Das Unternehmen habe sich für weitere «vorsorgliche Massnahmen» entschieden und den Zugang zum internationalen Kapitalmarkt ausgebaut, teilt die Axpo weiter mit. Mit anderen Worten: Der Energiekonzern kann sich anderweitig vermehrt Mittel beschaffen, um das Handelsgeschäft abzusichern. Aufgrund der angespannten Situation mit Unwägbarkeiten lassen sich aber weitere kurzfristige Marktverwerfungen nicht ausschliessen. 

Mangelnde Transparenz gegenüber Eignern

Es gibt triftige Gründe, die Axpo-Aktionäre, zu denen neben mehreren Kantonen auch Elektrizitätswerke gehören, mit ausserordentlichen Sitzungen auf dem Laufenden zu halten. Denn die mangelnde Transparenz ist einer der Hauptkritikpunkte der Eigner an die Adresse der Axpo-Führung. Gleichzeitig gibt es Zweifel, ob der Verwaltungsrat genügend kompetent und schlagkräftig ist, um eine kritische Aufsicht über die Geschäftsleitung wahrnehmen zu können.
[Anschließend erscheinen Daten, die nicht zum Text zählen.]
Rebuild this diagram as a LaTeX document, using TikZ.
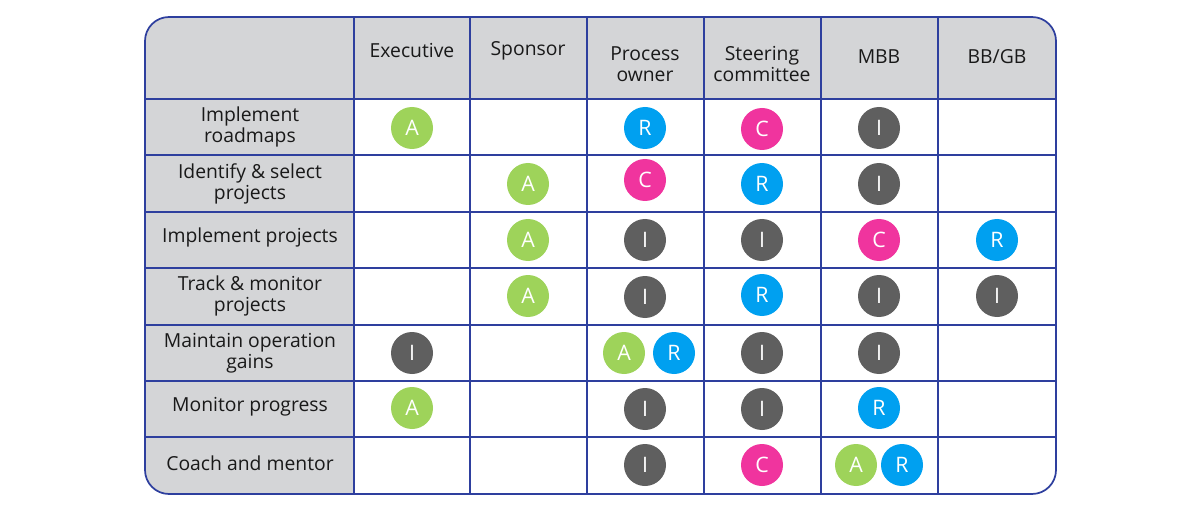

Die Kantone haben sich die heutige Situation jedoch zumindest teilweise selbst zuzuschreiben. Denn sie haben sich mit ihren Regierungsvertretern vor sechs Jahren freiwillig aus dem Verwaltungsrat verabschiedet und diese Aufgabe professionellen Managern überlassen. Doch der aggressive Ausbau des internationalen Geschäfts, neben dem es für die Schweizer Stromversorgung nur noch wenig Platz hat, bereitete den Aktionären zunehmend Sorgen.

Gute Zahlen

Als Finanzchef Joris Gröflin kürzlich an einem Kaderanlass der Axpo summarisch über das Ergebnis des Geschäftsjahres per Ende September informierte, hatte er eine gute Nachricht: Die Zahlen sollen ungefähr den im Juni veröffentlichten Halbjahreszahlen entsprechen. Diese konnten sich mit einem bereinigten Betriebsergebnis von einer Milliarde Franken durchaus sehen lassen. Im Vergleich zum Vorjahr entsprach das einer Verdoppelung.

Die Jahreszahlen werden im Dezember veröffentlicht. Die Bilanzmedienkonferenz ist auf den 8. Dezember angesetzt.

In einer ersten Version hiess es, dass sich die Eigentümer am kommenden Montagnachmittag, dem 10. Oktober, treffen, um das weitere Vorgehen zu besprechen. Dabei handelte es sich nur um ein Vorbereitungsgespräch, an dem ein Teil der Axpo-Aktionäre teilnahm. Das offizielle Eignergespräch, an dem alle Aktionäre teilnehmen, ist auf den 25. Oktober angesetzt.